RECORDED INFORMATION.
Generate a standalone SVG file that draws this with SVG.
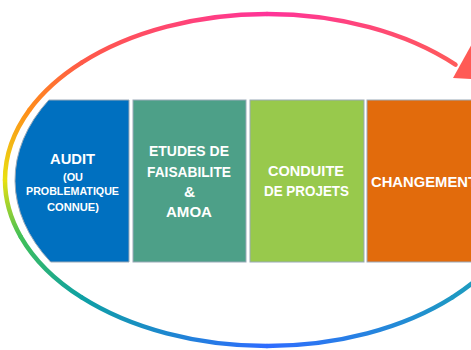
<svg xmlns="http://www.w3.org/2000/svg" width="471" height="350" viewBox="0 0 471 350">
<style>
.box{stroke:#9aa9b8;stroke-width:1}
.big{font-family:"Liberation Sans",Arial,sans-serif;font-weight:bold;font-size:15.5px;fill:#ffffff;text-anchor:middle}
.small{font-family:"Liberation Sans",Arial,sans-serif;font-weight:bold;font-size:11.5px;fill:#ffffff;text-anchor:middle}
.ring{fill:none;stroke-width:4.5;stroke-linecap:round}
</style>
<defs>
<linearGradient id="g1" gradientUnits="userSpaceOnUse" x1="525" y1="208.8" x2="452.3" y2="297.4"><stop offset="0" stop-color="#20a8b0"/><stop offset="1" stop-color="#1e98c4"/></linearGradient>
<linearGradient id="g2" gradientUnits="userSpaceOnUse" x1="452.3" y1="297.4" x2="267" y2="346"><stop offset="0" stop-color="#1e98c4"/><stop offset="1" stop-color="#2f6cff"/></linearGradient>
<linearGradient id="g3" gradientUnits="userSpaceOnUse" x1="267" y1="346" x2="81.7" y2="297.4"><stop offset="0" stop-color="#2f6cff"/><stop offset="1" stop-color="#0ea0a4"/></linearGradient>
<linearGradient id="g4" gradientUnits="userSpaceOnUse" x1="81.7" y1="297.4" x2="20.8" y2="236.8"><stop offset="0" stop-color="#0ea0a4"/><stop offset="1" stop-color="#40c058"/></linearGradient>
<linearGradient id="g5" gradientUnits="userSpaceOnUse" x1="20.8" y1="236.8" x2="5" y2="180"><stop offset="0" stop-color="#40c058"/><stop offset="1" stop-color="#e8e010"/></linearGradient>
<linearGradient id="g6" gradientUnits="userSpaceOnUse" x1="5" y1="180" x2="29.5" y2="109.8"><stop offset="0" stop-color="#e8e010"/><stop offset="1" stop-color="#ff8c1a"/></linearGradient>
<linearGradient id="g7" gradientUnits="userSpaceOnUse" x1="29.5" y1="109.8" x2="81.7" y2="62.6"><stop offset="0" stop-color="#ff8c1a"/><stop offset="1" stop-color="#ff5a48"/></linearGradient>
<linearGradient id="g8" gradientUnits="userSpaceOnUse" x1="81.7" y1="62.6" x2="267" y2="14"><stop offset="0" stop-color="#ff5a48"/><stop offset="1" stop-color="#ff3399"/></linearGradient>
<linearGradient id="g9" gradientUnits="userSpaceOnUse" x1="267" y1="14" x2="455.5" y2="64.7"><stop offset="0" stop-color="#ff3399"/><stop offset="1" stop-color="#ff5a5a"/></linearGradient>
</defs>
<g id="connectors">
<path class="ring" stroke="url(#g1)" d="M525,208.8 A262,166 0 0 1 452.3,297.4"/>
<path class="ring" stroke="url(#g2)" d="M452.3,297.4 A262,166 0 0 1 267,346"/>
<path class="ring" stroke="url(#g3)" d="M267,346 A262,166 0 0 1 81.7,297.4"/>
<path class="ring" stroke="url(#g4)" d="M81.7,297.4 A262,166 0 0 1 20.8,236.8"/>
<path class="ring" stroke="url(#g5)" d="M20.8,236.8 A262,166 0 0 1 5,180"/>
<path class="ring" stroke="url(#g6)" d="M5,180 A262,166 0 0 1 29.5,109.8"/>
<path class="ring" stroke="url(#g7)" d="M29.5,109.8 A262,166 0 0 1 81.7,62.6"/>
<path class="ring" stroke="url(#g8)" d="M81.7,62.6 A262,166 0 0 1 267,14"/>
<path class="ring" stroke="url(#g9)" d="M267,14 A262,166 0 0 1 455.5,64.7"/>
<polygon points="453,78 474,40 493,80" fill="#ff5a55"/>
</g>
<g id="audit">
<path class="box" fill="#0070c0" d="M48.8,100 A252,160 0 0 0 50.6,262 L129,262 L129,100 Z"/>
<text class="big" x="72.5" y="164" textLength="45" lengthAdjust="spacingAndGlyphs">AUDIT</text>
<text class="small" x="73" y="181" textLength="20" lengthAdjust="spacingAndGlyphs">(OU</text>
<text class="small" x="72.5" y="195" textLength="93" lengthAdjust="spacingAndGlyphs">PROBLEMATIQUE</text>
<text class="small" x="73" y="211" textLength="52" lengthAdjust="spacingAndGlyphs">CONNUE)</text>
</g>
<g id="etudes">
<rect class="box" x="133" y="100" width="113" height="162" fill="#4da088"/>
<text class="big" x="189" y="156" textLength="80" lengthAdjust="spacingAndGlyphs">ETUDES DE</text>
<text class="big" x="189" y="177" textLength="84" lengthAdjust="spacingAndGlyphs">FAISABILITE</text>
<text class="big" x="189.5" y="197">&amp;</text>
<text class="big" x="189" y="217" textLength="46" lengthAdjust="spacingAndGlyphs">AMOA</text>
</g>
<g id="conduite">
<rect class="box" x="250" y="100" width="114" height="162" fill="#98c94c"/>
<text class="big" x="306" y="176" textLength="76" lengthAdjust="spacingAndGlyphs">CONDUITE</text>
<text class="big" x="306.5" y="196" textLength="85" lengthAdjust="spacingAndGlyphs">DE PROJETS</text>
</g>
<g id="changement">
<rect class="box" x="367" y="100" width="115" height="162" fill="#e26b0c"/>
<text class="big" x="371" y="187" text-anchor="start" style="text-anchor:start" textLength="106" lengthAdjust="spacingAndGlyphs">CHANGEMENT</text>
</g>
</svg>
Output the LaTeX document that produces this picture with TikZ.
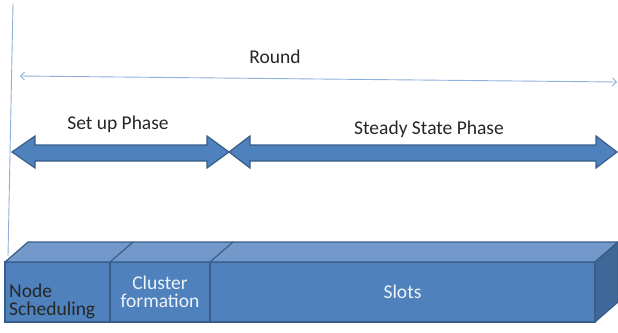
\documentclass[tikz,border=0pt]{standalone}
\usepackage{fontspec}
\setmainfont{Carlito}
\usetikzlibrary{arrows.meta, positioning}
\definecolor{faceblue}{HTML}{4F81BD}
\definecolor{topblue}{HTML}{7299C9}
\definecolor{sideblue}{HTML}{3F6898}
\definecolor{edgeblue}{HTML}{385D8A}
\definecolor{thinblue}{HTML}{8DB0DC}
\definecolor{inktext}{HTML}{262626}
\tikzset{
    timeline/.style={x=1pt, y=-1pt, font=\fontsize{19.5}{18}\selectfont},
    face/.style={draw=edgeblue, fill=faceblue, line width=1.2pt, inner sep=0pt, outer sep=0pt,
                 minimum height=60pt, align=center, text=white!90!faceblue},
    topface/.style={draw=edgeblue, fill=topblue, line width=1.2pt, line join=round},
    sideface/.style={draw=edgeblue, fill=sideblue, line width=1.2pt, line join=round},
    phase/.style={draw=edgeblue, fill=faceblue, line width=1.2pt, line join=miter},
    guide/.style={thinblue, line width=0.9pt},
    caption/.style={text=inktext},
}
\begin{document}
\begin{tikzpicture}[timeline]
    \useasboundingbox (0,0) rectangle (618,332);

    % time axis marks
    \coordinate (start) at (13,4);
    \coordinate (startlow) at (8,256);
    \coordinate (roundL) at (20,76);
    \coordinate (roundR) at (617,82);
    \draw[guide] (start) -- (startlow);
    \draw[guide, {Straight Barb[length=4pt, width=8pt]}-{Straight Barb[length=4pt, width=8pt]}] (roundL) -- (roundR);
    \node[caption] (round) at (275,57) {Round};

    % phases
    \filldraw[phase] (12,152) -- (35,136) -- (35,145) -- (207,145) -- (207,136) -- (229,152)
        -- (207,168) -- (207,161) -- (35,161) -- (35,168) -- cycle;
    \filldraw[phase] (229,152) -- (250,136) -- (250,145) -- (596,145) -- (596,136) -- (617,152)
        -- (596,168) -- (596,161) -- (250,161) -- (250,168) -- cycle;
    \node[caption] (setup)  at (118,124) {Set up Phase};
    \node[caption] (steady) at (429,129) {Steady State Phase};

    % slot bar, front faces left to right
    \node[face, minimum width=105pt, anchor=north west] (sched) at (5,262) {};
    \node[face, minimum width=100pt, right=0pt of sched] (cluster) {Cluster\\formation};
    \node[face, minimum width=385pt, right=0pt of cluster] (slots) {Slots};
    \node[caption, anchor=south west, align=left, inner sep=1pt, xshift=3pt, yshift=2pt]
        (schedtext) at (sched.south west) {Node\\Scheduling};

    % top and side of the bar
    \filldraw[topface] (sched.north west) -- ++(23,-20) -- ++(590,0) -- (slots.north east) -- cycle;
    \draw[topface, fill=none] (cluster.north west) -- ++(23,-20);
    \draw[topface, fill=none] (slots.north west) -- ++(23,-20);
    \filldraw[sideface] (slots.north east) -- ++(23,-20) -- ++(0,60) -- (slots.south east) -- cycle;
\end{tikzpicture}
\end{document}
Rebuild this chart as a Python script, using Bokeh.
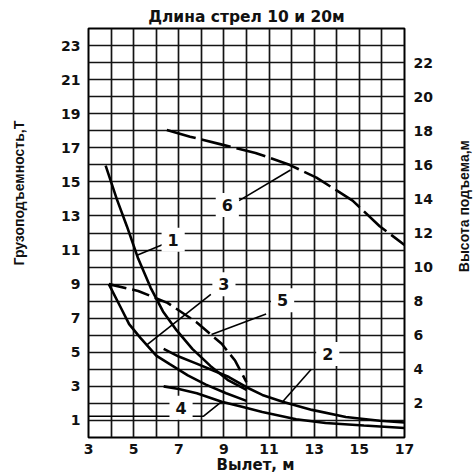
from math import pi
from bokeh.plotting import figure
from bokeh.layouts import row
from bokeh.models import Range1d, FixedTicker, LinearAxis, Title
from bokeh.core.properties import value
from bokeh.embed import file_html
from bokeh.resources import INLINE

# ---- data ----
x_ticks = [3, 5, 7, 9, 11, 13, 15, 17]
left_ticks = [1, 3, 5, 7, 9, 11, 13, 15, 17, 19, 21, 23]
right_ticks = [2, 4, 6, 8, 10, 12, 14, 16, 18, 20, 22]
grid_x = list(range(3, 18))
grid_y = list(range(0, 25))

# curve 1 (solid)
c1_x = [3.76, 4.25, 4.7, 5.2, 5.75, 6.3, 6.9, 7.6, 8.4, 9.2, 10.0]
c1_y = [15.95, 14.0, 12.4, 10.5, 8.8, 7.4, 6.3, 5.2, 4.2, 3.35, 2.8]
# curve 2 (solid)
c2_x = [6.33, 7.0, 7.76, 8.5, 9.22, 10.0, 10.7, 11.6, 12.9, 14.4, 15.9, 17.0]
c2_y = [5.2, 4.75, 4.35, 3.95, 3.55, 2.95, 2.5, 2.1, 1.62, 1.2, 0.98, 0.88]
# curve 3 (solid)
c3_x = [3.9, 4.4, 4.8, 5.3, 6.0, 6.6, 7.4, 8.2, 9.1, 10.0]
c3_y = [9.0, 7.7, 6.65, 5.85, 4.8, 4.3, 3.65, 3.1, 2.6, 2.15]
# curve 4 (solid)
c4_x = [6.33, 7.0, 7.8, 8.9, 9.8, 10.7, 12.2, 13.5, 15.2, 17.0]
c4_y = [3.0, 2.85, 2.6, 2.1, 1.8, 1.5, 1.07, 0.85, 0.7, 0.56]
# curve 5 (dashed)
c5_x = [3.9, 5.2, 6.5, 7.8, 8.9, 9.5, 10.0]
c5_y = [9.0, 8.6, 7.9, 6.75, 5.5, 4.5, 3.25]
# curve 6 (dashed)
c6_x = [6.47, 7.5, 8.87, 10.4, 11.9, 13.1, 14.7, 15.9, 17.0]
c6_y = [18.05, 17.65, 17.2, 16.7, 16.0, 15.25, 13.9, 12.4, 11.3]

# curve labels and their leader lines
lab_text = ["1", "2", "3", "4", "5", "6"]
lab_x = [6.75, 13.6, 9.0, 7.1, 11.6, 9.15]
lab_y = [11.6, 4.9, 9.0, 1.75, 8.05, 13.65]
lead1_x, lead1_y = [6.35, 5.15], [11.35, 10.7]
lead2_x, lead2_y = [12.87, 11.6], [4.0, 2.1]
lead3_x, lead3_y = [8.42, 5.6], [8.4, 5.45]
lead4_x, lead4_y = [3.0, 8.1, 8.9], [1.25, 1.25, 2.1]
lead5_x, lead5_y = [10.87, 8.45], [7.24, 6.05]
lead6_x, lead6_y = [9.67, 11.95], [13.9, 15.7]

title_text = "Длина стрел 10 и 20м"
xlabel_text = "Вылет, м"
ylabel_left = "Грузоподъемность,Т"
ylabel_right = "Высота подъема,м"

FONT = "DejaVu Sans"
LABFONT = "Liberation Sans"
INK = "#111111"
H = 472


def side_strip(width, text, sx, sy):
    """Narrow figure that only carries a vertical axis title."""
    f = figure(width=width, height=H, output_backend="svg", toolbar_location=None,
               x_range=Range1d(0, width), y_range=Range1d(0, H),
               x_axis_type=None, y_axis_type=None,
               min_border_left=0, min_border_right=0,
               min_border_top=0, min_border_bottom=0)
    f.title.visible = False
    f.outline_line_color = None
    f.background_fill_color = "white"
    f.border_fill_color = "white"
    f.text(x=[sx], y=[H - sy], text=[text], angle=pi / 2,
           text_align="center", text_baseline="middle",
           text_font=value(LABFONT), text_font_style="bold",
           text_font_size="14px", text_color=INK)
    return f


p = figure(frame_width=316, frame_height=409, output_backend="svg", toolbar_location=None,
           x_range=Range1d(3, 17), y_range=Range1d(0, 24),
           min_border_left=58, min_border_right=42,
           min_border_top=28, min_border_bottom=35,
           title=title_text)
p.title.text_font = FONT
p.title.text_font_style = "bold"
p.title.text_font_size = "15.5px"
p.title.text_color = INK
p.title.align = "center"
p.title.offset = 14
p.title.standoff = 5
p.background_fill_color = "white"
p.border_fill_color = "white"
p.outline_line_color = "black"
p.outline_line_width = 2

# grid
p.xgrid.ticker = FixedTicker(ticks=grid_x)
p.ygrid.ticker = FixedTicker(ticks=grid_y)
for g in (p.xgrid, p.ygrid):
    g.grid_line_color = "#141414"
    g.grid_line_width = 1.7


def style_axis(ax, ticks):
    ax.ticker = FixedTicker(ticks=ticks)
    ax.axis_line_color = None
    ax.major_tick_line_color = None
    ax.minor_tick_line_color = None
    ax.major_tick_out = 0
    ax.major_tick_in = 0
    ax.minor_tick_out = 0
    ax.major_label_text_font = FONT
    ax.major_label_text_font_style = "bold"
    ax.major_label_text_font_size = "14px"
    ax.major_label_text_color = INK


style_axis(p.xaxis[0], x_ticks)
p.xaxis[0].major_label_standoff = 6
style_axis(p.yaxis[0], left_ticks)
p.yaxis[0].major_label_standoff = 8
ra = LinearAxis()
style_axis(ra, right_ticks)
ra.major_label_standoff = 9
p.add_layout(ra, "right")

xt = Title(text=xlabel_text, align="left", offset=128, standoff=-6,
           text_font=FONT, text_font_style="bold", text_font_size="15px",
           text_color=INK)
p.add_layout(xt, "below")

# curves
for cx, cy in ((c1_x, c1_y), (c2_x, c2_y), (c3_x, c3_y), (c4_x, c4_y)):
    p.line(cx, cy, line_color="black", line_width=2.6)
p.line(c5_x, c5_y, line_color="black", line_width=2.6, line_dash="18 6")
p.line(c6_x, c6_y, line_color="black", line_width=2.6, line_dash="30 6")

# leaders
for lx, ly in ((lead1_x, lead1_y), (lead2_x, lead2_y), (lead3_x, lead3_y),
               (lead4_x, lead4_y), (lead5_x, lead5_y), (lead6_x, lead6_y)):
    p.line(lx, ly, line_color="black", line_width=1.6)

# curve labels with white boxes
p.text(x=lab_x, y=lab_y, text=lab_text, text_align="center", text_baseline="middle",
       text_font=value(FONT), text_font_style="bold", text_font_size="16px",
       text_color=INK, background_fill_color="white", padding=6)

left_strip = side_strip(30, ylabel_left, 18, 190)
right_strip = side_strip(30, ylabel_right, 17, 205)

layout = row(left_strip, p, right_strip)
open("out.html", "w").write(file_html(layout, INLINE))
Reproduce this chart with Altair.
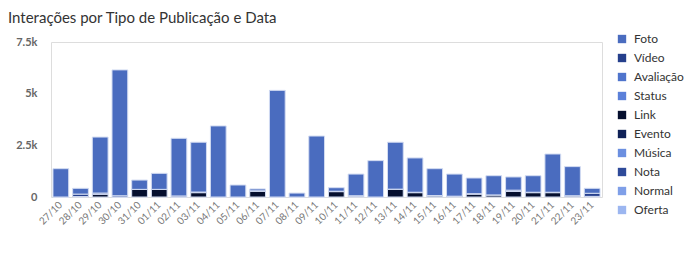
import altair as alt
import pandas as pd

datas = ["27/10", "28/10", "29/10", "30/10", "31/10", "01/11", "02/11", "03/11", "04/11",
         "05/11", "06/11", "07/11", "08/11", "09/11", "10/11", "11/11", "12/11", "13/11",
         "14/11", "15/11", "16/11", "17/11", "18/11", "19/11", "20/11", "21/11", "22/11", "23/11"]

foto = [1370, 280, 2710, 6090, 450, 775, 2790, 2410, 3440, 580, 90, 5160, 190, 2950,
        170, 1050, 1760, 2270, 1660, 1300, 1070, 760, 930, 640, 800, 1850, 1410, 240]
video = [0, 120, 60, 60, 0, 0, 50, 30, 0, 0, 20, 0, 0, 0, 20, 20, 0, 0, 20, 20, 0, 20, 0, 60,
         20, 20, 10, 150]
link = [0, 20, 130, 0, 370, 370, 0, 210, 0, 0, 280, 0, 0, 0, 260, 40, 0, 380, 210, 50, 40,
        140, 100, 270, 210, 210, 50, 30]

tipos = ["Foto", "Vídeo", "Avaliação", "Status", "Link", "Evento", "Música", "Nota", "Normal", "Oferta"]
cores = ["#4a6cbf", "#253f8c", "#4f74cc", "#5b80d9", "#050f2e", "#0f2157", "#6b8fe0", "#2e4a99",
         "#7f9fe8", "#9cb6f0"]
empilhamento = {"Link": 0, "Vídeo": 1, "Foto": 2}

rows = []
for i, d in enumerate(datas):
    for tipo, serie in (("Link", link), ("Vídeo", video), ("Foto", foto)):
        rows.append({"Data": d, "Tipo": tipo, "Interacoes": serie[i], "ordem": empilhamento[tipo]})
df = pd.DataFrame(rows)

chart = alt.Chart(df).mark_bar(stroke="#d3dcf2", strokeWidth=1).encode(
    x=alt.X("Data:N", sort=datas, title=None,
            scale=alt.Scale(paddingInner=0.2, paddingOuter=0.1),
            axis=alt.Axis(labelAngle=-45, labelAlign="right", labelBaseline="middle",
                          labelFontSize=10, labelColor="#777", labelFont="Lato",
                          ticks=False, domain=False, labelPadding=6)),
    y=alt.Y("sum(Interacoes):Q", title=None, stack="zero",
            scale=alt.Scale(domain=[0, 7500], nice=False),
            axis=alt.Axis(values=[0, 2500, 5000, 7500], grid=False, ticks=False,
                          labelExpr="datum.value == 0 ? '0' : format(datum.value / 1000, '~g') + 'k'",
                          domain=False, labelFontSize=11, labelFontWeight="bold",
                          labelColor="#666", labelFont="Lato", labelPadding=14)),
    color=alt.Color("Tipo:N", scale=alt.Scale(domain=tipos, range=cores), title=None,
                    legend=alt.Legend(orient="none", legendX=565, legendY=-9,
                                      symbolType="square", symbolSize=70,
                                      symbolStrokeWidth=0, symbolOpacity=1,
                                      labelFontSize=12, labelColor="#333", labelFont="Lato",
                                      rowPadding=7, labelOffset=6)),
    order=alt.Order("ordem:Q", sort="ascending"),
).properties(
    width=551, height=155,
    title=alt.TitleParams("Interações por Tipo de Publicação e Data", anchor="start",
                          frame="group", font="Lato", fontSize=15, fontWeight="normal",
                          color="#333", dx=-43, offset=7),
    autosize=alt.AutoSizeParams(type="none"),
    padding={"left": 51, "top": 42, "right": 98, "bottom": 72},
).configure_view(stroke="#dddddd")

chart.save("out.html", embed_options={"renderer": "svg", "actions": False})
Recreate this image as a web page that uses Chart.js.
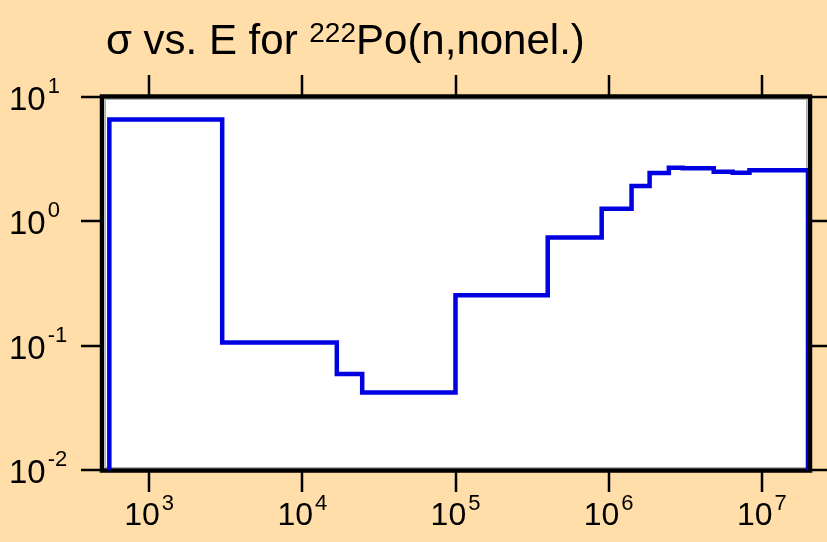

EXERCISE AIM.
The material above holds pictures; leave them out. Repeat exactly the lines from the one containing "Reproduce this chart with Altair." through the one containing "df = pd.DataFrame(rows)", and nothing else.

PROBLEM SOLUTION.
Reproduce this chart with Altair.
import altair as alt
import pandas as pd

datas = ["27/10", "28/10", "29/10", "30/10", "31/10", "01/11", "02/11", "03/11", "04/11",
         "05/11", "06/11", "07/11", "08/11", "09/11", "10/11", "11/11", "12/11", "13/11",
         "14/11", "15/11", "16/11", "17/11", "18/11", "19/11", "20/11", "21/11", "22/11", "23/11"]

foto = [1370, 280, 2710, 6090, 450, 775, 2790, 2410, 3440, 580, 90, 5160, 190, 2950,
        170, 1050, 1760, 2270, 1660, 1300, 1070, 760, 930, 640, 800, 1850, 1410, 240]
video = [0, 120, 60, 60, 0, 0, 50, 30, 0, 0, 20, 0, 0, 0, 20, 20, 0, 0, 20, 20, 0, 20, 0, 60,
         20, 20, 10, 150]
link = [0, 20, 130, 0, 370, 370, 0, 210, 0, 0, 280, 0, 0, 0, 260, 40, 0, 380, 210, 50, 40,
        140, 100, 270, 210, 210, 50, 30]

tipos = ["Foto", "Vídeo", "Avaliação", "Status", "Link", "Evento", "Música", "Nota", "Normal", "Oferta"]
cores = ["#4a6cbf", "#253f8c", "#4f74cc", "#5b80d9", "#050f2e", "#0f2157", "#6b8fe0", "#2e4a99",
         "#7f9fe8", "#9cb6f0"]
empilhamento = {"Link": 0, "Vídeo": 1, "Foto": 2}

rows = []
for i, d in enumerate(datas):
    for tipo, serie in (("Link", link), ("Vídeo", video), ("Foto", foto)):
        rows.append({"Data": d, "Tipo": tipo, "Interacoes": serie[i], "ordem": empilhamento[tipo]})
df = pd.DataFrame(rows)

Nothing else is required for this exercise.